In “Leaving Neverland,” Robson says that he hadn’t yet come to understand his experience as abuse. “I didn’t feel like I was hurt by it, that it was anything bad that had happened to me,” he says. “I loved Michael, Michael loved me, this was something that happened between us—that’s it.” By the time of the second trial, Robson was an influential figure in pop-music circles, having helped to repopularize the pop-and-lock, a jerky but exacting style of hip-hop dance, which was then being embraced by boy bands and pop ingénues. Robson choreographed Britney Spears’s Super Bowl commercial for Pepsi, in 2001, and her video for “I’m a Slave 4 U”; he directed ’NSync’s “No Strings Attached” tour, which was then the second-highest-grossing tour in North America; he starred in his own MTV show, called “The Wade Robson Project.” (There was even conjecture that Robson contributed to the breakup of Spears and Justin Timberlake, who dated from 1999 to 2002; Timberlake may have written “Cry Me a River” about their affair, although he has never disclosed any details about the song’s exact meaning.) It wasn’t until 2012 that Robson—by then a husband and father, and suffering from severe depression and anxiety—publicly reversed his earlier statements. Safechuck also got married and had a child before coming forward with his accusations.

The Jackson estate has responded to “Leaving Neverland” with vitriol. Howard Weitzman, an attorney for the family, released a ten-page letter lambasting the film and its creators. “We know that this will go down as the most shameful episode in HBO’s history. We know that Michael’s devoted fans, and all good people in the world, will not swiftly forgive HBO for its conduct,” he wrote. Online, Jackson’s many fervent acolytes have been actively defending his legacy, attacking Reed, Robson, Safechuck, and anyone writing favorably about the film. Smoke does not mean fire, they insist, especially with someone who was as rich and famous as Jackson. For them, Jackson is the only actual victim.

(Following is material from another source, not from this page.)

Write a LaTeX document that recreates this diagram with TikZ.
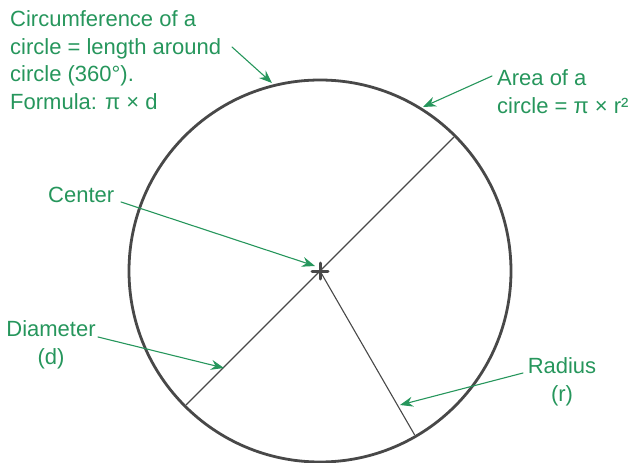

Trial by popular opinion is excruciating, and Robson says that he only spoke out in order to empower other survivors to come forward. “I want to be able to speak the truth as loud as I had to speak the lie,” he says in the film. “Leaving Neverland” is a gruesome and fascinating document. Independent of how it might lead us to reassess our relationship with Jackson’s music, it feels important that these men are able to tell their stories, however many years later, in whatever way they choose.